▶ Stated goal
Quote, with no changes, the lines that run from the top of the material to the line with "ax.plot([t, t], [3.92, 4.08], color=grid_c, lw=0.6, zorder=1)", both included.

★ ★ ★

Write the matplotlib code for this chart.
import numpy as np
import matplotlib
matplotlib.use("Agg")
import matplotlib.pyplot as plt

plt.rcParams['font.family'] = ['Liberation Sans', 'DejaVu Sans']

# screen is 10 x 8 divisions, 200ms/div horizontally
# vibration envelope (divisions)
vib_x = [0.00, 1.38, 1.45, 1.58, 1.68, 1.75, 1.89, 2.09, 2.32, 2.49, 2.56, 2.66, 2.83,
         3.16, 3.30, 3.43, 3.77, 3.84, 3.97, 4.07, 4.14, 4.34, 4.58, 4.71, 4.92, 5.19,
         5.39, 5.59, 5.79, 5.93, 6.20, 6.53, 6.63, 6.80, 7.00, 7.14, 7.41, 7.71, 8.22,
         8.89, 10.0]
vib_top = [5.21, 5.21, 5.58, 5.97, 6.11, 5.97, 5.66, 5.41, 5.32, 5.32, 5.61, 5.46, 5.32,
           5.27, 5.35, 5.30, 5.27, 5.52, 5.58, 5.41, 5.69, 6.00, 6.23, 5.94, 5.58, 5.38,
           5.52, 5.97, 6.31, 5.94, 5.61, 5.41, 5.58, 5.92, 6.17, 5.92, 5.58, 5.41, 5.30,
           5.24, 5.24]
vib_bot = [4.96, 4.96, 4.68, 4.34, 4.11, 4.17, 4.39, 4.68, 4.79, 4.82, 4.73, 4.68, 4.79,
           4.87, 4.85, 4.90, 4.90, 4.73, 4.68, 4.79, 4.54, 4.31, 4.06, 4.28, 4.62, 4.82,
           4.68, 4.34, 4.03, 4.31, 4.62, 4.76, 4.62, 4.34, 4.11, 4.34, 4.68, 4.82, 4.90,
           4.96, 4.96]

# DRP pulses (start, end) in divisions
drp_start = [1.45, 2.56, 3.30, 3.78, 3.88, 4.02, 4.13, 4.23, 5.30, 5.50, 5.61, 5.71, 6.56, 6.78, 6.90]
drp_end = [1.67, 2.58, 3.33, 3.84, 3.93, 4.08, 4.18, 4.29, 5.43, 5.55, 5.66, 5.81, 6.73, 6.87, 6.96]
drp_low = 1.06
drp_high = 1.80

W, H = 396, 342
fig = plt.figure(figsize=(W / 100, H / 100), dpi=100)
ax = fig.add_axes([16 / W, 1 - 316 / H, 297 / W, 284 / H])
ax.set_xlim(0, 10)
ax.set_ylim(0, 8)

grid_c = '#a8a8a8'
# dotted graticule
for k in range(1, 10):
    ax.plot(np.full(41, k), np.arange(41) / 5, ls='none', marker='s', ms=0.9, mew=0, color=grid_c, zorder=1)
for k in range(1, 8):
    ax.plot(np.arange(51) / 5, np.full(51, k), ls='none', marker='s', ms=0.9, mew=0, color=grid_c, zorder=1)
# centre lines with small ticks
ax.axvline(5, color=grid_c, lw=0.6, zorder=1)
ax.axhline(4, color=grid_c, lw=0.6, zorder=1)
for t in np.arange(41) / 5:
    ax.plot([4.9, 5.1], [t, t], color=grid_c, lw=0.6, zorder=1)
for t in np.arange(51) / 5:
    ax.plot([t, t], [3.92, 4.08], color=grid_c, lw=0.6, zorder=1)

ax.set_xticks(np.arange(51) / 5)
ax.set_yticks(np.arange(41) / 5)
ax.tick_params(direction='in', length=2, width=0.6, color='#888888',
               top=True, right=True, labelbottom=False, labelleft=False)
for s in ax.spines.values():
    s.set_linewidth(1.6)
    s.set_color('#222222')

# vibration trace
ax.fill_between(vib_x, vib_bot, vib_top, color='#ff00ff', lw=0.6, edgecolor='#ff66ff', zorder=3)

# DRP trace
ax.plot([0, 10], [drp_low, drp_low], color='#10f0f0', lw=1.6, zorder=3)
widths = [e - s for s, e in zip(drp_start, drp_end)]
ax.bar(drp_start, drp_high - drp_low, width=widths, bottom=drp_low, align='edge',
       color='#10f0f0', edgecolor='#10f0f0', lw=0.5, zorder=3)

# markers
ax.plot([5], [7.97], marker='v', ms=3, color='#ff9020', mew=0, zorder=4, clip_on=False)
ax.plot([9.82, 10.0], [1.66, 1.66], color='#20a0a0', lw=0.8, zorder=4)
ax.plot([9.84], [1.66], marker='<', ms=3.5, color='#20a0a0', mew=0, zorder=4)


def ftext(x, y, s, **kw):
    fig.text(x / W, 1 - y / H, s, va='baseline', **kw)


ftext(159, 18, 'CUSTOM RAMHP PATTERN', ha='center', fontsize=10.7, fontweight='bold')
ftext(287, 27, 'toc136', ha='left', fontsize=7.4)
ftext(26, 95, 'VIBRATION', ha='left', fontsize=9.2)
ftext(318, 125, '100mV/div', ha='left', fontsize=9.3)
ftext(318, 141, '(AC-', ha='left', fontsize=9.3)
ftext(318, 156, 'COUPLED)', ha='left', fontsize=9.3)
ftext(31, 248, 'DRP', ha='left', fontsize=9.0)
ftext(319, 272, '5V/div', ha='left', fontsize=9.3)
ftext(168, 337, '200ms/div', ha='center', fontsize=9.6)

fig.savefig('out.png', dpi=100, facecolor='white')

★ ★ ★

▶ The solution
Write the matplotlib code for this chart.
import numpy as np
import matplotlib
matplotlib.use("Agg")
import matplotlib.pyplot as plt

plt.rcParams['font.family'] = ['Liberation Sans', 'DejaVu Sans']

# screen is 10 x 8 divisions, 200ms/div horizontally
# vibration envelope (divisions)
vib_x = [0.00, 1.38, 1.45, 1.58, 1.68, 1.75, 1.89, 2.09, 2.32, 2.49, 2.56, 2.66, 2.83,
         3.16, 3.30, 3.43, 3.77, 3.84, 3.97, 4.07, 4.14, 4.34, 4.58, 4.71, 4.92, 5.19,
         5.39, 5.59, 5.79, 5.93, 6.20, 6.53, 6.63, 6.80, 7.00, 7.14, 7.41, 7.71, 8.22,
         8.89, 10.0]
vib_top = [5.21, 5.21, 5.58, 5.97, 6.11, 5.97, 5.66, 5.41, 5.32, 5.32, 5.61, 5.46, 5.32,
           5.27, 5.35, 5.30, 5.27, 5.52, 5.58, 5.41, 5.69, 6.00, 6.23, 5.94, 5.58, 5.38,
           5.52, 5.97, 6.31, 5.94, 5.61, 5.41, 5.58, 5.92, 6.17, 5.92, 5.58, 5.41, 5.30,
           5.24, 5.24]
vib_bot = [4.96, 4.96, 4.68, 4.34, 4.11, 4.17, 4.39, 4.68, 4.79, 4.82, 4.73, 4.68, 4.79,
           4.87, 4.85, 4.90, 4.90, 4.73, 4.68, 4.79, 4.54, 4.31, 4.06, 4.28, 4.62, 4.82,
           4.68, 4.34, 4.03, 4.31, 4.62, 4.76, 4.62, 4.34, 4.11, 4.34, 4.68, 4.82, 4.90,
           4.96, 4.96]

# DRP pulses (start, end) in divisions
drp_start = [1.45, 2.56, 3.30, 3.78, 3.88, 4.02, 4.13, 4.23, 5.30, 5.50, 5.61, 5.71, 6.56, 6.78, 6.90]
drp_end = [1.67, 2.58, 3.33, 3.84, 3.93, 4.08, 4.18, 4.29, 5.43, 5.55, 5.66, 5.81, 6.73, 6.87, 6.96]
drp_low = 1.06
drp_high = 1.80

W, H = 396, 342
fig = plt.figure(figsize=(W / 100, H / 100), dpi=100)
ax = fig.add_axes([16 / W, 1 - 316 / H, 297 / W, 284 / H])
ax.set_xlim(0, 10)
ax.set_ylim(0, 8)

grid_c = '#a8a8a8'
# dotted graticule
for k in range(1, 10):
    ax.plot(np.full(41, k), np.arange(41) / 5, ls='none', marker='s', ms=0.9, mew=0, color=grid_c, zorder=1)
for k in range(1, 8):
    ax.plot(np.arange(51) / 5, np.full(51, k), ls='none', marker='s', ms=0.9, mew=0, color=grid_c, zorder=1)
# centre lines with small ticks
ax.axvline(5, color=grid_c, lw=0.6, zorder=1)
ax.axhline(4, color=grid_c, lw=0.6, zorder=1)
for t in np.arange(41) / 5:
    ax.plot([4.9, 5.1], [t, t], color=grid_c, lw=0.6, zorder=1)
for t in np.arange(51) / 5:
    ax.plot([t, t], [3.92, 4.08], color=grid_c, lw=0.6, zorder=1)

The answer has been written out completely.